WRITTEN PROBLEM:
Each line containing the word "Emit" must be reported.

TASK INPUT:
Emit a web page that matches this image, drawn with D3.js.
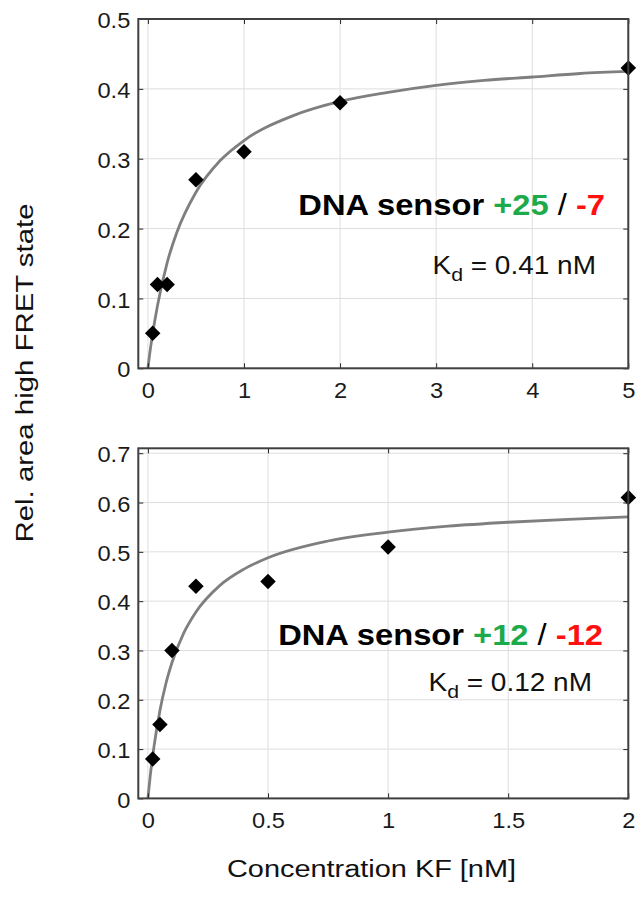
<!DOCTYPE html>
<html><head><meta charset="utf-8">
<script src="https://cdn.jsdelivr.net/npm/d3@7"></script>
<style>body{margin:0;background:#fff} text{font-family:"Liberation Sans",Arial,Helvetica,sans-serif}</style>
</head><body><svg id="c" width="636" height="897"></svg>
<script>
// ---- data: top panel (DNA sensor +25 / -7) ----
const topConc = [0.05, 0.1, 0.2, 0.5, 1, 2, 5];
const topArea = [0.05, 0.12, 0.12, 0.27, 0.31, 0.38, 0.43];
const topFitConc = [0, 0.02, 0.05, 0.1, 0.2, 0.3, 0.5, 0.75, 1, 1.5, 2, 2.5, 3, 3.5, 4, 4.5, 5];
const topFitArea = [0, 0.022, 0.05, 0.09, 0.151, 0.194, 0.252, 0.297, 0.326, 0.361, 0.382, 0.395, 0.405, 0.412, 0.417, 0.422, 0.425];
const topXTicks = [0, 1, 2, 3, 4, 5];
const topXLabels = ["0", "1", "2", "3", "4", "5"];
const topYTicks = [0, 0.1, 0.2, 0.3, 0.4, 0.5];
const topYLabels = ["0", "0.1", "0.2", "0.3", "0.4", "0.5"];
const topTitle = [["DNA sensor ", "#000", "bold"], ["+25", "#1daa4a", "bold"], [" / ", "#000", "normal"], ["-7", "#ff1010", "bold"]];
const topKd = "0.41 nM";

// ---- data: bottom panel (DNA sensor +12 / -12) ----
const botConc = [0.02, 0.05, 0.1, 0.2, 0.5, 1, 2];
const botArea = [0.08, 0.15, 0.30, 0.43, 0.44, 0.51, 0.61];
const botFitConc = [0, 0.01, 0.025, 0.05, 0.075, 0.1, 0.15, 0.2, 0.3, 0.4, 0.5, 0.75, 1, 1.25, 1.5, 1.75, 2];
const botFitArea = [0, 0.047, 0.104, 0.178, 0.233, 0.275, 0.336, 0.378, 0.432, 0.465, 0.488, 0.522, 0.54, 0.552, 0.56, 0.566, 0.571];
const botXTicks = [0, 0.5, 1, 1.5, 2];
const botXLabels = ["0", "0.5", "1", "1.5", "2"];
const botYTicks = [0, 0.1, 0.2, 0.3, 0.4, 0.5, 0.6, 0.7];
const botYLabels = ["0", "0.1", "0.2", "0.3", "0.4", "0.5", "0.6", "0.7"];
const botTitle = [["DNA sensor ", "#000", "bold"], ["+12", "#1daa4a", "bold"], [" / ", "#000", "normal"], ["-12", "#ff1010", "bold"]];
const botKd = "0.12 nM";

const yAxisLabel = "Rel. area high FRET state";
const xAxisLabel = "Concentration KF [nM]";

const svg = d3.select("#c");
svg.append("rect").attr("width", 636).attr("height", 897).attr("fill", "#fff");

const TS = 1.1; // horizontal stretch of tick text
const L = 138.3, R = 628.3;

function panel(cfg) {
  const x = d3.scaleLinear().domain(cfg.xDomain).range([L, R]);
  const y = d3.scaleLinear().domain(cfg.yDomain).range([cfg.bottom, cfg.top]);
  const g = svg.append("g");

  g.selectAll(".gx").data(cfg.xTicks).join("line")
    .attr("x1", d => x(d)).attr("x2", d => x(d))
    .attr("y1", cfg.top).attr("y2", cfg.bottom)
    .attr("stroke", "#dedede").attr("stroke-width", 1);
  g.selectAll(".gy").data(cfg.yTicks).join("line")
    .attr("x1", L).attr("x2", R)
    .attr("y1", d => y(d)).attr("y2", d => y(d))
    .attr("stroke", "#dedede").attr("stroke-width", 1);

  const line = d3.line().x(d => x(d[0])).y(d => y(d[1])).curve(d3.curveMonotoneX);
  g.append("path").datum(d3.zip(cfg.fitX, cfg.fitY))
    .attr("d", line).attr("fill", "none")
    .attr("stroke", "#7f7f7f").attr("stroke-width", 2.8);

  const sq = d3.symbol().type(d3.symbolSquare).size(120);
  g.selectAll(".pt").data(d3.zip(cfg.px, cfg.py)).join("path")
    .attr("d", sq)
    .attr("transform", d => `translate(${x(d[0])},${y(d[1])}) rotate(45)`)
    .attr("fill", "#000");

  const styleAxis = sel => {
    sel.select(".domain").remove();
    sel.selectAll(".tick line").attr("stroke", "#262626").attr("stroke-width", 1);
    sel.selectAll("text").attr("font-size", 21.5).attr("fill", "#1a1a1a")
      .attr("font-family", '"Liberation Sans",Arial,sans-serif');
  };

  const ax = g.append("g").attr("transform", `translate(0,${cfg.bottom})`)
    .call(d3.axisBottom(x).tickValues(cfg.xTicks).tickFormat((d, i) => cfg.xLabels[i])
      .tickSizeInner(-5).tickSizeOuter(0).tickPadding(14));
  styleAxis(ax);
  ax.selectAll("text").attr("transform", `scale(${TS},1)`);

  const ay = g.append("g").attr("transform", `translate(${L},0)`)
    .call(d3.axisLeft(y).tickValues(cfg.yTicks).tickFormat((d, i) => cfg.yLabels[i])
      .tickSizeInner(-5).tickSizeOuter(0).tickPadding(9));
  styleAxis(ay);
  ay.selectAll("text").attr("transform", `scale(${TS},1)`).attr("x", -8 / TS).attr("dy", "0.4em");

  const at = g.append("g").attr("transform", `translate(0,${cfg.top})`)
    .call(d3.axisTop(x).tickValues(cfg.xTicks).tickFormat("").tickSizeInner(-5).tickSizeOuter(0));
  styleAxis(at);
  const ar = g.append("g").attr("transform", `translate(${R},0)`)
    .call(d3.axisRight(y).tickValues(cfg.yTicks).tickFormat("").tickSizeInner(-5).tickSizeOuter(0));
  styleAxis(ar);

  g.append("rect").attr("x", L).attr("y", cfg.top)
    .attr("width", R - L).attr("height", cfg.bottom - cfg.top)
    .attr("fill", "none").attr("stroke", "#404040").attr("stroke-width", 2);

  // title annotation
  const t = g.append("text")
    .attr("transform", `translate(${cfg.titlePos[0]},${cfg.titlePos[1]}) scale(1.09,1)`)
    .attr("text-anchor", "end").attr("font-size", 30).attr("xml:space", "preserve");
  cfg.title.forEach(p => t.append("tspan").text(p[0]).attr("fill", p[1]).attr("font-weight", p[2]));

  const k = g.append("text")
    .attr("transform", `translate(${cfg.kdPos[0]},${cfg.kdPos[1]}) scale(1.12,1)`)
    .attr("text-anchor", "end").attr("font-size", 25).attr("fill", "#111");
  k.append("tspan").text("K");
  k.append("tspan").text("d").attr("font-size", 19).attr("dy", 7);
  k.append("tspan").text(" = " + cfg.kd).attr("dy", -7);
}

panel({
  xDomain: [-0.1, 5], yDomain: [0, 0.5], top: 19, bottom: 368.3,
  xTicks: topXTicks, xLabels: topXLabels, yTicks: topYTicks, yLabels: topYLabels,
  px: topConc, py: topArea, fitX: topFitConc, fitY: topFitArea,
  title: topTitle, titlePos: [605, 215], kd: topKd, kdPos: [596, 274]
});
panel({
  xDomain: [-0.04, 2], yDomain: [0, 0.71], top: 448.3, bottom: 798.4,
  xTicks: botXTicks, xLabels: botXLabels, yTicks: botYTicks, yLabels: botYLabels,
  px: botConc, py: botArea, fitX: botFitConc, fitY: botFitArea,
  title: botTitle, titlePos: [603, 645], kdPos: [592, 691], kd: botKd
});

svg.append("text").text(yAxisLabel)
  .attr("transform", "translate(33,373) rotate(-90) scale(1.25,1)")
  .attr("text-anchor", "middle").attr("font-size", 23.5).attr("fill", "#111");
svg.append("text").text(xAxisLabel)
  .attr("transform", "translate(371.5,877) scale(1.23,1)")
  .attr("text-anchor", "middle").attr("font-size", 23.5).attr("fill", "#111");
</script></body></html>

==

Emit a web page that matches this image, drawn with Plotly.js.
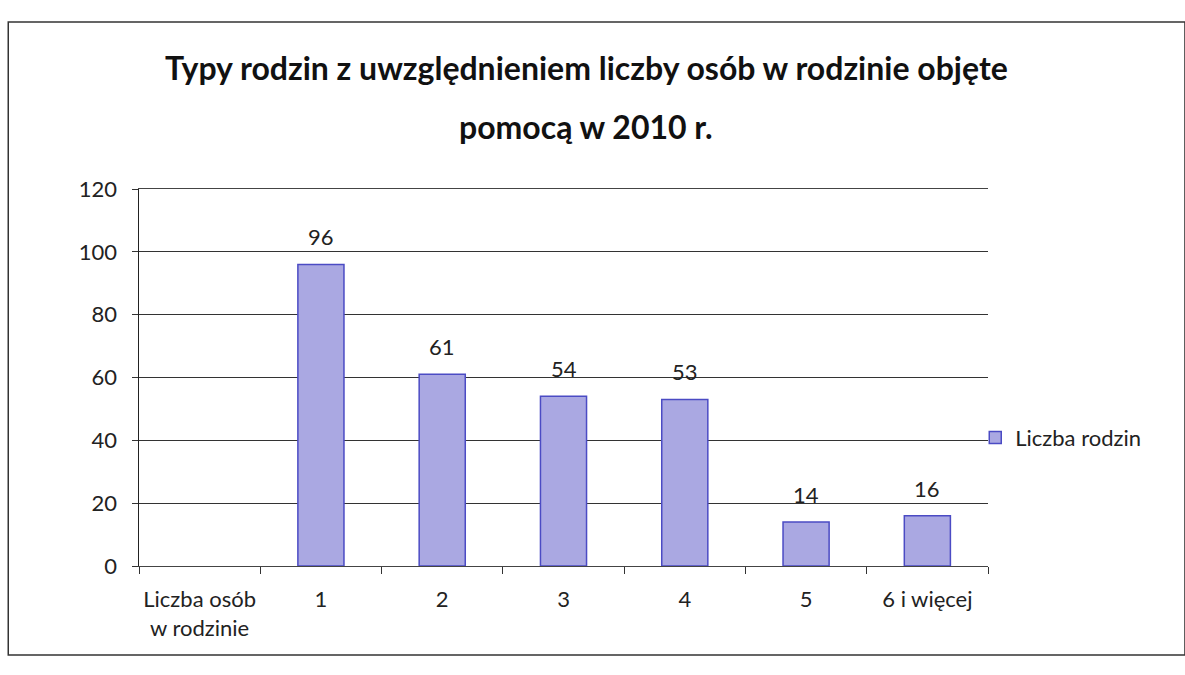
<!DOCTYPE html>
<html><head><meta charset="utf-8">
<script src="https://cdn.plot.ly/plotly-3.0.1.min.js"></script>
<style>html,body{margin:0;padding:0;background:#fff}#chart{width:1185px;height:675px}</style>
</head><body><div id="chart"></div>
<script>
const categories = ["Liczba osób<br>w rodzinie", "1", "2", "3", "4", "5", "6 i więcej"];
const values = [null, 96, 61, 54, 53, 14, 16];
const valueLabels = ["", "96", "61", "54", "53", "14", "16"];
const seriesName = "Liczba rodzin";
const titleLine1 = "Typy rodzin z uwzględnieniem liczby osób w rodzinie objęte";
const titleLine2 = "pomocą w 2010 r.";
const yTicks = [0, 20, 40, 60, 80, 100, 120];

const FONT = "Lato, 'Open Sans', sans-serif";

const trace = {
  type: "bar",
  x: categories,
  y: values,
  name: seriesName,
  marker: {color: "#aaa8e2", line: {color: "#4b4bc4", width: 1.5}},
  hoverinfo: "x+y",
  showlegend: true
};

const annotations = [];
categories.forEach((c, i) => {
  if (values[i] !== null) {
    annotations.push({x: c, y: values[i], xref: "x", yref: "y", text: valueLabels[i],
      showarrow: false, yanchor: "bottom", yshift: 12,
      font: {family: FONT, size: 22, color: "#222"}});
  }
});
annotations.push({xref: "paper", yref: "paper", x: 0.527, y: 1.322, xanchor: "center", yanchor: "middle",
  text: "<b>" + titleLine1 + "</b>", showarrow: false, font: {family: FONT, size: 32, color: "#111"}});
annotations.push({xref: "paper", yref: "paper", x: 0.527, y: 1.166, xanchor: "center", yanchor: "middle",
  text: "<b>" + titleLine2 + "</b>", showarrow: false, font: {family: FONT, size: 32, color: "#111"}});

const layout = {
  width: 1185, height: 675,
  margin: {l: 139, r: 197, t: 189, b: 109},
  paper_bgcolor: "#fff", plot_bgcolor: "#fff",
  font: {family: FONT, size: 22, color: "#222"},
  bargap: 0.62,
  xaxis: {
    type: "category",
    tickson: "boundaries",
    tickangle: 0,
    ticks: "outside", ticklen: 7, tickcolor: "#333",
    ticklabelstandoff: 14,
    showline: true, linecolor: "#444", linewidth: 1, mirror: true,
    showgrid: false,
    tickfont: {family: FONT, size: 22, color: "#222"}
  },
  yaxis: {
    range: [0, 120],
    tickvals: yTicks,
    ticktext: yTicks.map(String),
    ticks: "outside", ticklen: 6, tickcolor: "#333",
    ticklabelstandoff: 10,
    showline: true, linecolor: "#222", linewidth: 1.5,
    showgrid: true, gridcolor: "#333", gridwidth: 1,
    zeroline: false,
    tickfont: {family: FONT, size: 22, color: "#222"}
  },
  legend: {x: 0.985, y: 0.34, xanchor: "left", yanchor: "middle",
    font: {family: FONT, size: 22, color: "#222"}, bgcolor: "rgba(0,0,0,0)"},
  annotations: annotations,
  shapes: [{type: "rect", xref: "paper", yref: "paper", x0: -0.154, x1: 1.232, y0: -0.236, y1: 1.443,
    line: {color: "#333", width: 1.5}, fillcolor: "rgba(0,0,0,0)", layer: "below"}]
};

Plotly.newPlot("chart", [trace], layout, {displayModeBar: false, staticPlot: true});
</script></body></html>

RESPONSE TO THIS TASK:
Emit a web page that matches this image, drawn with D3.js.
Emit a web page that matches this image, drawn with Plotly.js.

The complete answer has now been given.